John C Klensin <john-ietf@xxxxxxx> · Tue, 01 Dec 2020 13:25:11 -0500

--On Monday, November 30, 2020 22:07 -0500 "Theodore Y. Ts'o"
<tytso@xxxxxxx> wrote:

> On Mon, Nov 30, 2020 at 06:26:00PM -0500, John C Klensin wrote:
>> --On Monday, November 30, 2020 23:38 +0100 Carsten Bormann
>> <cabo@xxxxxxx> wrote:
>> 
>> > I believe a hard-earned piece of experience I took from
>> > using FTP is that you don't want to do conversions during
>> > transit.
>> 
>> I think we had figured that out by early in 1971. At least in
>> general, I think it is still true.
> 
> And yet, just recently on this mailing list, some of the people
> arguing for the inherent superiority of the ftp protocol as
> compared to http is that with ftp, it *Would* do conversions
> of text files (e.g., crlf mangling, etc.)

Perhaps one of us didn't understand Carsten's comment.  I agreed
because FTP does not do conversions in transit.  The party
requesting the file specifies the form it wants it in and the
system being asked to supply the file either supplies it in that
form... or doesn't.  No conversion "during transit" as I
understood that.

--On Tuesday, December 1, 2020 07:27 -0800 Larry Masinter
<LMM@xxxxxxx> wrote:

> At the time FTP was developed, PDP-10s with 9-bit bytes and
> IBM mainframes using EBCDIC were common, disk space was
> limited, and transfer with format conversion was necessary.
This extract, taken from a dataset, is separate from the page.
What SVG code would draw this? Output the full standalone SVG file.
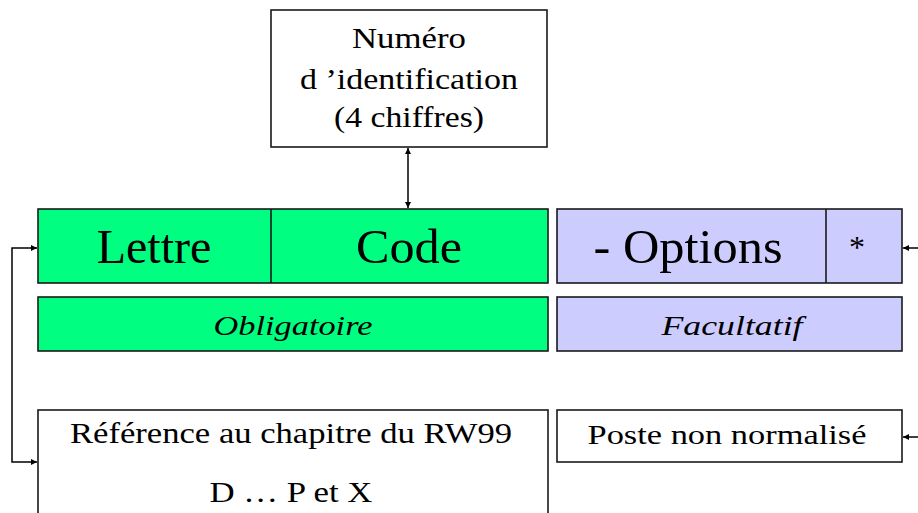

As just one example, transfer of "plain text" files, the
community had already concluded that, no matter how text was
represented on a particular host, the right solution was to have
a network-standard form in which it could be transmitted.   That
resulted in each system having to support, at most, conversion
between its format and the standard one because, otherwise, each
host would have an N-squared problem where N was the number of
distinct system architectures on the net.  Inside the various
systems, ASCII was represented in five 7 bit "bytes", with one
bit left over, on the 36 bit word of TENEX; in four 9 bit
"bytes", with two leading zero bits in each on the 36 bit work
of Multics; in the first three and last four bits of 8 bit bytes
of some systems (including ASCII on IBM mainframes); and in the
last seven bits of an 8 bit byte on others... and those are
examples, not an inclusive list.  Similarly, there were machines
that used CR as line-end, those that used LF, those that used
CRLF, those that used either a special delimiting control
character other than either of those, and those that used a
length count at the beginning of every line.  

So, even without the decision to allow TYPE E and the reasons
for it, the choice was either an N-squared problem for a
not-very-small value of N or a standard for strings in
transmission.  See RFCs 20 and 137.

Now, almost certainly there are fewer variations for "plain
text" today.  But, even it it were only "Unicode" (and it isn't:
while a large fraction of them are spam, I still routinely
receive messages identified with charset GB2312, GBK, and
ISO8859-1), there would still be the different encoding forms
and many of the same arguments would apply.

But, again, while I cannot prevent people from doing so, for
questions of whether or not the IETF has standardization work to
do, I don't think it is helpful to discuss why FTP was more or
less useful 45 years ago than it is today or whether or not it
is useful for complex file types.   And I don't think it is
useful to try to convince people who find it useful and who
understand its strengths and limitations that they should stop
using it.  The question I am trying to ask is _only_ whether
those who are using and/or supporting it would find an effort to
provide better error response information and/or provisions for
Unicode in UTF-8 useful and whether they would implement and
deploy those changes.  I don't believe a single on-list response
to those questions has been posted yet.

   john

   john